Your answer should be one number: how many lines of the records hold the string "draw".

— Start Given data —

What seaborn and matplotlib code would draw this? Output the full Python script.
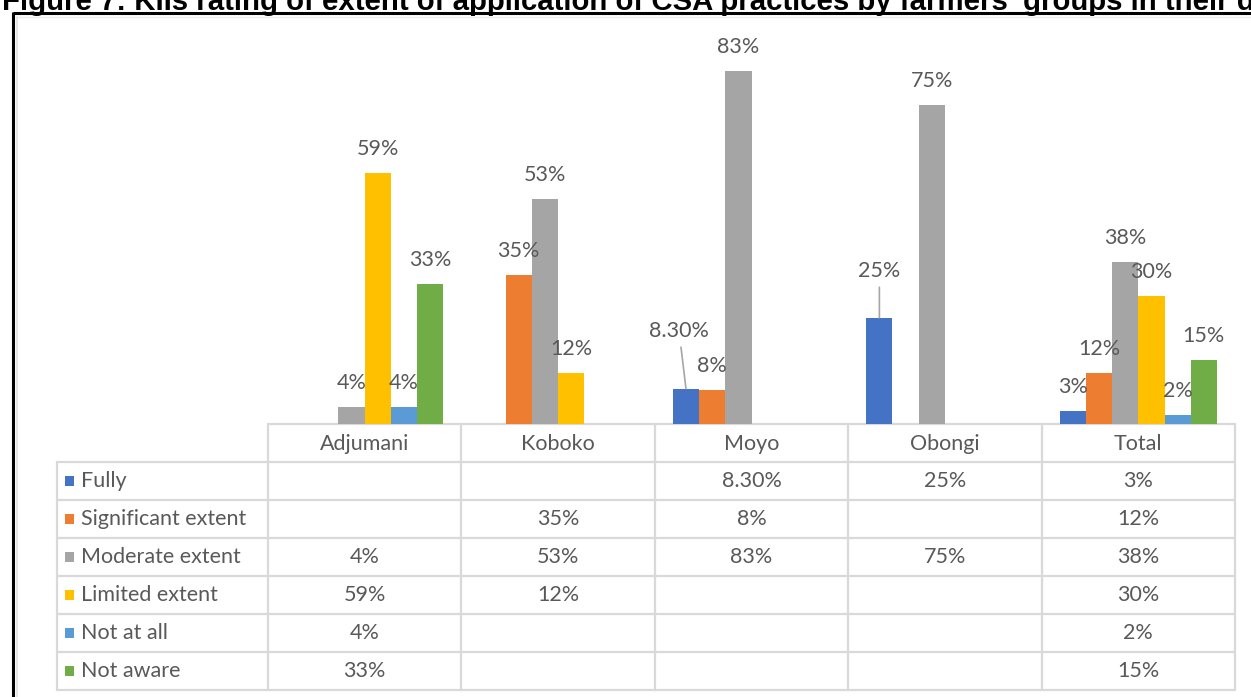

— End Given data —
— Start Given data —

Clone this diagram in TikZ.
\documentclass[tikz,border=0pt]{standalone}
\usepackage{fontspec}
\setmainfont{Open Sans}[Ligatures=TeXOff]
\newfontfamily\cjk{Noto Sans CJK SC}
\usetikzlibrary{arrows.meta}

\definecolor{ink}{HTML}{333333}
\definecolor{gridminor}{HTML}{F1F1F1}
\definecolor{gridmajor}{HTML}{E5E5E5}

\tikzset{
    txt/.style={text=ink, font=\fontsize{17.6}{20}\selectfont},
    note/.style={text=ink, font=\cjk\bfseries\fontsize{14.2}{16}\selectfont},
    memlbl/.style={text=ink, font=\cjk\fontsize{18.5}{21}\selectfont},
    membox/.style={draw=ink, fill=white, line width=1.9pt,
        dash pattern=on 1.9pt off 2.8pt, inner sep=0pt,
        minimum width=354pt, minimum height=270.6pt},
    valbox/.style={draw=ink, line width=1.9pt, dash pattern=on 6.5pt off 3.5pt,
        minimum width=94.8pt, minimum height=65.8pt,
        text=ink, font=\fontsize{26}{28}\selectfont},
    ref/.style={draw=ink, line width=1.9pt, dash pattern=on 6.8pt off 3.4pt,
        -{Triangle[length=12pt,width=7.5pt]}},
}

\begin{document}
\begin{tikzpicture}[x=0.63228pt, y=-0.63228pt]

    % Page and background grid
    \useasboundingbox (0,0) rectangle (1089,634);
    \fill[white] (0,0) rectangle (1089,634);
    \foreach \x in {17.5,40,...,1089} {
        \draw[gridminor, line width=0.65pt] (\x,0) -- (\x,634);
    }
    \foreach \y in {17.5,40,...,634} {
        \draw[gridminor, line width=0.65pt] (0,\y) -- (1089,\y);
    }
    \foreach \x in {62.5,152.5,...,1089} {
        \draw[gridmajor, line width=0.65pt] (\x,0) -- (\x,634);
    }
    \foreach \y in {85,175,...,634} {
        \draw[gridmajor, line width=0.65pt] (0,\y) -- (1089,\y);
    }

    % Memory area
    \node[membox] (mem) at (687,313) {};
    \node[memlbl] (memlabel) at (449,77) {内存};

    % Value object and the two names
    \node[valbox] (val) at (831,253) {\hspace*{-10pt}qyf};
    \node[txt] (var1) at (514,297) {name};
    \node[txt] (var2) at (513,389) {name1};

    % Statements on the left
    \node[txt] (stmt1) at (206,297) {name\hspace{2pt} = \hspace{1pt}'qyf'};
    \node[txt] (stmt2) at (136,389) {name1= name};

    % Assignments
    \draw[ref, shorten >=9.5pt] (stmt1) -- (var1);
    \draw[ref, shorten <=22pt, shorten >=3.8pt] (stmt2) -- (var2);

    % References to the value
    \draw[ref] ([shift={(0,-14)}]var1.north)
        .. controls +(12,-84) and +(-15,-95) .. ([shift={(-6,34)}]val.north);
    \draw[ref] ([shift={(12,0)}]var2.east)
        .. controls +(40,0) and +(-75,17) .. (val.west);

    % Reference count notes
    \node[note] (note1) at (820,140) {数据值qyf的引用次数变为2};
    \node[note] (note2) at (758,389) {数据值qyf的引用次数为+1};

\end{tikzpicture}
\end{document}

— End Given data —

**Output for this task**
12